AA: This election represented perfectly the state of confusion and the absence of alternatives that typifies Italy today. The country has suffered the loss of 700,000 youth who have left the country seeking work abroad, a phenomenon that duplicates the Italian past. The unemployment and insecurity destroy the hopes and expectations of people and require retirees to use their savings to support their children who cannot make a life of their own. The corrupt politicians in the service of the bourgeoisie are seen by the population as part of the problem not a solution. And thus electoral participation is reduced. All options of the so-called left are simply ignored by the people because they lack credibility.
The sole exception is Naples, where the mayor, Luigi De Magistris, is an independent leftist who has built an interesting model of citizen participation, in the context where the only national parties that support him (PRC, PCdl and SEL) represent hardly 5 percent of the vote.In the main, the outcome was a catastrophic setback for the ruling PD Party of Prime Minister Matteo Renzi. The PD won in Milan and Bologna but lost in Rome and Turin to the 5 Star Movement, in Trieste to the center-right, and in Naples to De Magistris. In general, the people know what they don’t want the politics of Renzi and patrons of the UE and NATO, but the only alternative is the 5 Star Movement.
The 5 Star Movement , however, is no real alternative. It began as an anti-corruption movement spurred by the popular comedian, Beppe Grillo, and funded by a web media entrepreneur, Gianroberto Casaleggio. Though it has acquired some populist trappings, it is in fact a dangerous movement based on the promises of social media and an illusory futuristic vision of a web-based democracy. It is a movement strongly backed by Goldman Sachs.In this context, Fronte Popolare works openly for class politics in cooperation with all sincere democrats while solidly affirming its Communist identity.
MLT: What is your assessment of the way forward for the American left today?
AA: Even though we seriously study the situation in the U.S. and know the situation of the American left quite well, it would presumptuous to give advice. Still, there are obvious similarities in the situation faced by Marxist-Leninists in our two countries.
We think, of course, that it is important to be clear on one’s own ideology, but with confidence in one’s ideology one can work with all kinds of people. The most important thing at this stage is to organize and participate in action of all kinds—strikes, demonstrations, festivals, memorials, meetings, and so forth. Only action, particularly struggle, brings people to the movement. Of course, it is difficult to organize actions when your numbers are small.

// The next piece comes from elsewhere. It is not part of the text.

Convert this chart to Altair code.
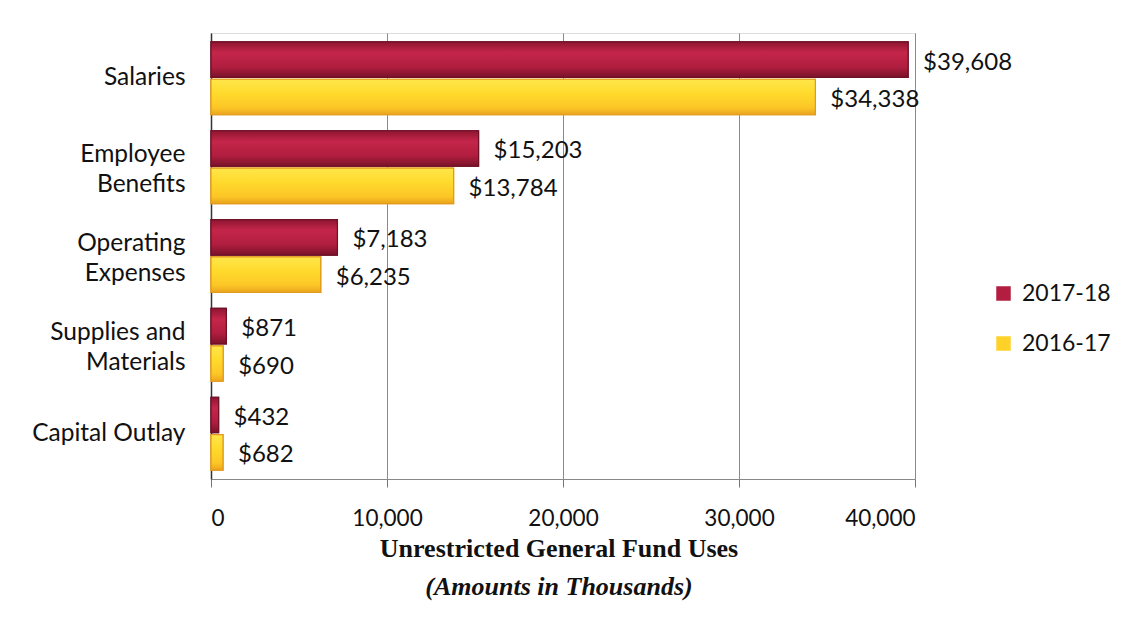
import altair as alt
import pandas as pd

categories = ["Salaries", "Employee|Benefits", "Operating|Expenses", "Supplies and|Materials", "Capital Outlay"]
years = ["2017-18", "2016-17"]
values_2017_18 = [39608, 15203, 7183, 871, 432]
values_2016_17 = [34338, 13784, 6235, 690, 682]
x_ticks = [0, 10000, 20000, 30000, 40000]

rows = []
for c, a, b in zip(categories, values_2017_18, values_2016_17):
    rows.append({"category": c, "year": years[0], "value": a})
    rows.append({"category": c, "year": years[1], "value": b})
df = pd.DataFrame(rows)

FONT = "Lato"
fill_colors = ["#B31D3F", "#FFD22A"]
stroke_colors = ["#6E1027", "#E29A1C"]

red_grad = alt.Gradient(gradient="linear", x1=0, y1=0, x2=0, y2=1, stops=[
    alt.GradientStop(offset=0, color="#8E1530"),
    alt.GradientStop(offset=0.3, color="#C4264A"),
    alt.GradientStop(offset=0.7, color="#B11E3F"),
    alt.GradientStop(offset=1, color="#7A1229"),
])
yellow_grad = alt.Gradient(gradient="linear", x1=0, y1=0, x2=0, y2=1, stops=[
    alt.GradientStop(offset=0, color="#FFE64A"),
    alt.GradientStop(offset=0.4, color="#FFDA2C"),
    alt.GradientStop(offset=0.8, color="#FCC626"),
    alt.GradientStop(offset=1, color="#EAA41E"),
])

base = alt.Chart(df).encode(
    y=alt.Y("category:N", sort=categories,
            scale=alt.Scale(paddingInner=0.18, paddingOuter=0.1),
            axis=alt.Axis(title=None, ticks=False, labelPadding=26,
                          labelExpr="split(datum.label, '|')",
                          labelOffset=alt.ExprRef("indexof(datum.label, '|') >= 0 ? -12 : 0"),
                          labelFont=FONT, labelFontSize=24.5, labelColor="#111",
                          labelLineHeight=30, labelAlign="right",
                          domainColor="#333", domainWidth=1.5, grid=False, labelLimit=300)),
    yOffset=alt.YOffset("year:N", sort=years, scale=alt.Scale(paddingInner=0.05)),
)

x_enc = alt.X("value:Q", scale=alt.Scale(domain=[0, 40000]),
              axis=alt.Axis(title=None, values=x_ticks, format=",d",
                            labelFont=FONT, labelFontSize=22.5, labelColor="#111",
                            labelPadding=20, tickSize=8, tickColor="#777",
                            domainColor="#888", gridColor="#8a8a8a", gridWidth=1))

bars = base.mark_bar(strokeWidth=1.2).encode(
    x=x_enc,
    color=alt.Color("year:N", sort=years,
                    scale=alt.Scale(domain=years, range=fill_colors),
                    legend=alt.Legend(title=None, orient="none", legendX=781, legendY=249,
                                      symbolType="square", symbolSize=210,
                                      symbolStrokeWidth=0, labelFont=FONT,
                                      labelFontSize=23, labelColor="#111",
                                      rowPadding=26, labelOffset=7)),
    stroke=alt.Stroke("year:N", sort=years,
                      scale=alt.Scale(domain=years, range=stroke_colors),
                      legend=None),
)

red_bars = base.transform_filter(alt.datum.year == years[0]).mark_bar(
    fill=red_grad, stroke=stroke_colors[0], strokeWidth=1.2).encode(x=alt.X("value:Q"))
yellow_bars = base.transform_filter(alt.datum.year == years[1]).mark_bar(
    fill=yellow_grad, stroke=stroke_colors[1], strokeWidth=1.2).encode(x=alt.X("value:Q"))

labels = base.mark_text(align="left", baseline="middle", dx=15, dy=3, font=FONT,
                        fontSize=24, color="#111").encode(
    x=alt.X("value:Q"),
    text="label:N",
).transform_calculate(label="'$' + format(datum.value, ',')")

chart = alt.layer(bars, red_bars, yellow_bars, labels).properties(
    width=704,
    height=446,
    autosize=alt.AutoSizeParams(type="none"),
    padding={"left": 203, "top": 25, "right": 205, "bottom": 135},
    title=alt.TitleParams(
        text="Unrestricted General Fund Uses",
        subtitle="(Amounts in Thousands)",
        orient="bottom", anchor="middle", dx=-4, offset=6,
        font="Liberation Serif", fontSize=26, fontWeight="bold", color="#111",
        subtitleFont="Liberation Serif", subtitleFontSize=26,
        subtitleFontStyle="italic", subtitleFontWeight="bold",
        subtitleColor="#111", subtitlePadding=12,
    ),
).configure_view(stroke=None).configure(background="white")

chart.save("out.html", embed_options={"renderer": "svg", "actions": False})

Therefore, it is necessary to look for allies with groups that are willing to undertake united action. In the future, such alliances might develop into deeper unity.This at any rate is our perspective. Next month in Milan, for example we are organizing a festival with food, music, political discussions, and international participation. It will include a day devoted to the Free Mumia campaign. This is a tremendous undertaking and expense for a small organization, but we must do things like this to grow and have an impact.